WORK REQUIRED:
Begin with the first line and repeat exactly through the line containing "['#505050', '#9e00d2', '#10d08e', '#ccc000', '#f5007c'];"; leave every image out.
▼▼▼
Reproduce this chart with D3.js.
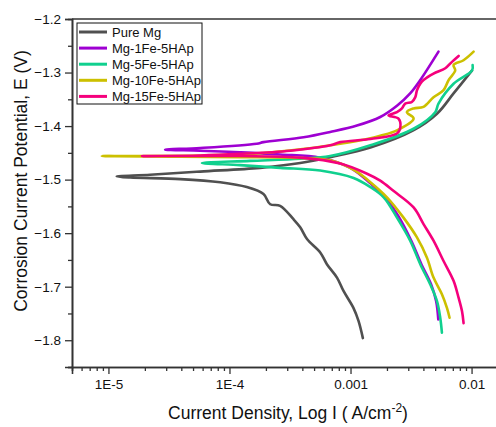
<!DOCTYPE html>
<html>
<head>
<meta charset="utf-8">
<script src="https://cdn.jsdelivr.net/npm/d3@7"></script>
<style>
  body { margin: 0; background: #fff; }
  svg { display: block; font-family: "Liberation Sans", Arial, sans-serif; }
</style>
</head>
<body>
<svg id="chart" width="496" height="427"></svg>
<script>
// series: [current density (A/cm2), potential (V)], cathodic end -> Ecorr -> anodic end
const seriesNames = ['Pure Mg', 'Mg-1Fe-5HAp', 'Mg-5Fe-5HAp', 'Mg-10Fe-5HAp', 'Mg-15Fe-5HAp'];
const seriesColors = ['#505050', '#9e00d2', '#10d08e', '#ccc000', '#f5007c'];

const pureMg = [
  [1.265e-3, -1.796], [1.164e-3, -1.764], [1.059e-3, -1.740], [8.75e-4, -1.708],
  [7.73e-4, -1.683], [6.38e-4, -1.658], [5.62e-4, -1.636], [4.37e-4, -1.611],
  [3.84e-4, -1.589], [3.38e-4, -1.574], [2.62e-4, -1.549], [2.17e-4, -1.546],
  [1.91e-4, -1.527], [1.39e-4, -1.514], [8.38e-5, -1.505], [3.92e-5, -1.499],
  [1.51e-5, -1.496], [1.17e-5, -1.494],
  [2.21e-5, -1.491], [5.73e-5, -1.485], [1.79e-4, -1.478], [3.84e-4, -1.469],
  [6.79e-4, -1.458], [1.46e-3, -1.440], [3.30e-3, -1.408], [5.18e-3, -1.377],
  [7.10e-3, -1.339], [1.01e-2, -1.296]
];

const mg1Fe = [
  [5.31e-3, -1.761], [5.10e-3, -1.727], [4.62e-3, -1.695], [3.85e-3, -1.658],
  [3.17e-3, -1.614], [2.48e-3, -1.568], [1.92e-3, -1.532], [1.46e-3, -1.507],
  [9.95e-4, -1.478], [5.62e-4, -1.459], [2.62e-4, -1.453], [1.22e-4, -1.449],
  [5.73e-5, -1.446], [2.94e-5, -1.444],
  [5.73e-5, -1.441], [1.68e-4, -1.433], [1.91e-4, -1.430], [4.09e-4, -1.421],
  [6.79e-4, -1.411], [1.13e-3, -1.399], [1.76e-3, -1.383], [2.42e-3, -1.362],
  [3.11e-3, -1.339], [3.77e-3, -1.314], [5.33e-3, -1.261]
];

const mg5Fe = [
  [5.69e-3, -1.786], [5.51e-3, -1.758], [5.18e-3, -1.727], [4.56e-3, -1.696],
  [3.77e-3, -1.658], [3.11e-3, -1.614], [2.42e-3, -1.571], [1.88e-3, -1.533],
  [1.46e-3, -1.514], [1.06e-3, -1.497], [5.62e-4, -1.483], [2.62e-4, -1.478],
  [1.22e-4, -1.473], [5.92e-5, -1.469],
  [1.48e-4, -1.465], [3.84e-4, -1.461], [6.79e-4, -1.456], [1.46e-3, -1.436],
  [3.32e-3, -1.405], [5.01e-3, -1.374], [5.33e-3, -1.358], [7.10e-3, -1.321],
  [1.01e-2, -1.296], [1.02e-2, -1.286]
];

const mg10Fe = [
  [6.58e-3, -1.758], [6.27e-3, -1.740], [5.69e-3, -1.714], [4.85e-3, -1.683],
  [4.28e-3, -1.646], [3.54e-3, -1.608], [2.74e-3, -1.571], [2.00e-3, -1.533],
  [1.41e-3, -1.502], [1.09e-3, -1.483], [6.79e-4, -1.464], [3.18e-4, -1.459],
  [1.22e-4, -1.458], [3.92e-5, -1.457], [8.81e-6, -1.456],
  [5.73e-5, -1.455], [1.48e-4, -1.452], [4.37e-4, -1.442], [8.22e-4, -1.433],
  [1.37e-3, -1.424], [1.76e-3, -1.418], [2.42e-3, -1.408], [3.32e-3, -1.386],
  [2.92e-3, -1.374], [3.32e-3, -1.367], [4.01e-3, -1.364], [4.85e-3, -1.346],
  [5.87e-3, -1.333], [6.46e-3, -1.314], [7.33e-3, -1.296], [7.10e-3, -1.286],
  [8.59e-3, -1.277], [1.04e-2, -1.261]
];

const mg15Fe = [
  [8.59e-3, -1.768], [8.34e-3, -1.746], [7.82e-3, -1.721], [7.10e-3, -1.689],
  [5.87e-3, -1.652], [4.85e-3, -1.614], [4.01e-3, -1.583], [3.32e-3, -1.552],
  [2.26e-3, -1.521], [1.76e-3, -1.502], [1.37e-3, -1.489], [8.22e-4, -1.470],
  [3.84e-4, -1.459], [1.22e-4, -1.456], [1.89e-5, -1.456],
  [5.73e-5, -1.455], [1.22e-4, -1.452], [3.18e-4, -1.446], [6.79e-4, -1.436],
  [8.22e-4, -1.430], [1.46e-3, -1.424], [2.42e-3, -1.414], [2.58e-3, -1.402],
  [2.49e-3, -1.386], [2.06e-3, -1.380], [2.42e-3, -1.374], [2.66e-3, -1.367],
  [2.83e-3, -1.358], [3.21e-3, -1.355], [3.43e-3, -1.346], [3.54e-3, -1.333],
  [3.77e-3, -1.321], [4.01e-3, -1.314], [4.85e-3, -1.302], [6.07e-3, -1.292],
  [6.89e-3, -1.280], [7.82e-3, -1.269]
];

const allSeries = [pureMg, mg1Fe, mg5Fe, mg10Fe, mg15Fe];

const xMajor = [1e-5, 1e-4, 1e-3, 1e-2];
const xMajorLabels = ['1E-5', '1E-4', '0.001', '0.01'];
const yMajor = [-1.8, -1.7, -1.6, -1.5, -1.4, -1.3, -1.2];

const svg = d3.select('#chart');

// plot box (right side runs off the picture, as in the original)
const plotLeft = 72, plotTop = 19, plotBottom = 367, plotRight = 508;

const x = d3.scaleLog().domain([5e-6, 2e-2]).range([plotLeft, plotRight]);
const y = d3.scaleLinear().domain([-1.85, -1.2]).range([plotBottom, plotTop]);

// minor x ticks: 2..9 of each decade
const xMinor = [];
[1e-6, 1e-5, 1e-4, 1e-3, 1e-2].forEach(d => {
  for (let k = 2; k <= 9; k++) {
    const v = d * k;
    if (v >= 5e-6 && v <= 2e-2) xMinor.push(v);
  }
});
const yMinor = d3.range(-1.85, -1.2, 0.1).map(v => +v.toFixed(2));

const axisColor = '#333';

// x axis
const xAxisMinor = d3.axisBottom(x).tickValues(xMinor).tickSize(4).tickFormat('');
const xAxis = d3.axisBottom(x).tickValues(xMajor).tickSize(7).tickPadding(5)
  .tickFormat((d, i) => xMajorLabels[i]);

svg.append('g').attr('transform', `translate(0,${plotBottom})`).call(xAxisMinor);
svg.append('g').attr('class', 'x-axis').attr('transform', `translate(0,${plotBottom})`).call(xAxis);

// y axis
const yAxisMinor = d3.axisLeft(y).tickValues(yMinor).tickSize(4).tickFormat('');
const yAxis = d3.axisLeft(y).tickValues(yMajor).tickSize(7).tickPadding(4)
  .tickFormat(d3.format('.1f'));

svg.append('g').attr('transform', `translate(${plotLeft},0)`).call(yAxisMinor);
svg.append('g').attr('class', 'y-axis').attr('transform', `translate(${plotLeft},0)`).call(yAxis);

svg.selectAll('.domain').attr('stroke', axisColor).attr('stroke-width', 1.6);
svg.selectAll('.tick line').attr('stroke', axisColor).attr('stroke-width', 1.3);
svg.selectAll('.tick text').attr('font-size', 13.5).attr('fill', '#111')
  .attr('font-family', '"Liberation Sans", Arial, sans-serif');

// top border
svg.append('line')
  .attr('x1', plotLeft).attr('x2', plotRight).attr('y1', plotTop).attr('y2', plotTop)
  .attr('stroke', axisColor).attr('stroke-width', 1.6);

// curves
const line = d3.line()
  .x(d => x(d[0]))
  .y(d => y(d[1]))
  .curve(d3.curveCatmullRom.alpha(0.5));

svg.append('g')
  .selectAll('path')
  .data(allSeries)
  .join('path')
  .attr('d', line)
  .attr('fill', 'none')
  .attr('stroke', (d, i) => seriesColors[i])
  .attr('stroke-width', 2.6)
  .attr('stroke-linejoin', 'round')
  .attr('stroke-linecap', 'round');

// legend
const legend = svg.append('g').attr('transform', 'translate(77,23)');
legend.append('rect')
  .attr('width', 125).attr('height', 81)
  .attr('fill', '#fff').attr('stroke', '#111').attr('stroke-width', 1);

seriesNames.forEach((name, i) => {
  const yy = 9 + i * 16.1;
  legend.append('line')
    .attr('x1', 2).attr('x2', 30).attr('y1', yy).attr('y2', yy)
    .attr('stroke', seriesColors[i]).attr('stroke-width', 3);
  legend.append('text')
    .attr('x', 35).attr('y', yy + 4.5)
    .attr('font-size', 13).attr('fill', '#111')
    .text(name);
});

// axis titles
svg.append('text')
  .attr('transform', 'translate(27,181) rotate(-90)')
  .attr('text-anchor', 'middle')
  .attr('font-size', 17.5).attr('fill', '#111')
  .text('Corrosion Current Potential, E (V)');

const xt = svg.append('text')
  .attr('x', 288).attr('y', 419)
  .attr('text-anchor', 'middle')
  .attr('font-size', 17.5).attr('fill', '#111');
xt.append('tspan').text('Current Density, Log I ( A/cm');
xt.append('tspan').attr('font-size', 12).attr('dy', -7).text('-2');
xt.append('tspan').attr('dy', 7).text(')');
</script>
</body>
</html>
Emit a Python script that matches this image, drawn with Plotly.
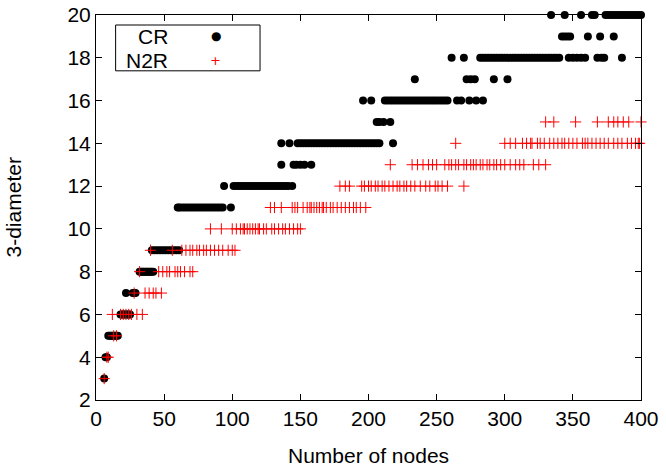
▲▲▲
TASK RESPONSE:
Reproduce this chart with D3.js.
<!DOCTYPE html>
<html>
<head>
<meta charset="utf-8">
<script src="https://cdn.jsdelivr.net/npm/d3@7"></script>
<style>
  body { margin: 0; background: #fff; }
  svg { display: block; font-family: "Liberation Sans", Arial, sans-serif; }
</style>
</head>
<body>
<svg id="chart" width="496" height="427"></svg>
<script>
// series: [current density (A/cm2), potential (V)], cathodic end -> Ecorr -> anodic end
const seriesNames = ['Pure Mg', 'Mg-1Fe-5HAp', 'Mg-5Fe-5HAp', 'Mg-10Fe-5HAp', 'Mg-15Fe-5HAp'];
const seriesColors = ['#505050', '#9e00d2', '#10d08e', '#ccc000', '#f5007c'];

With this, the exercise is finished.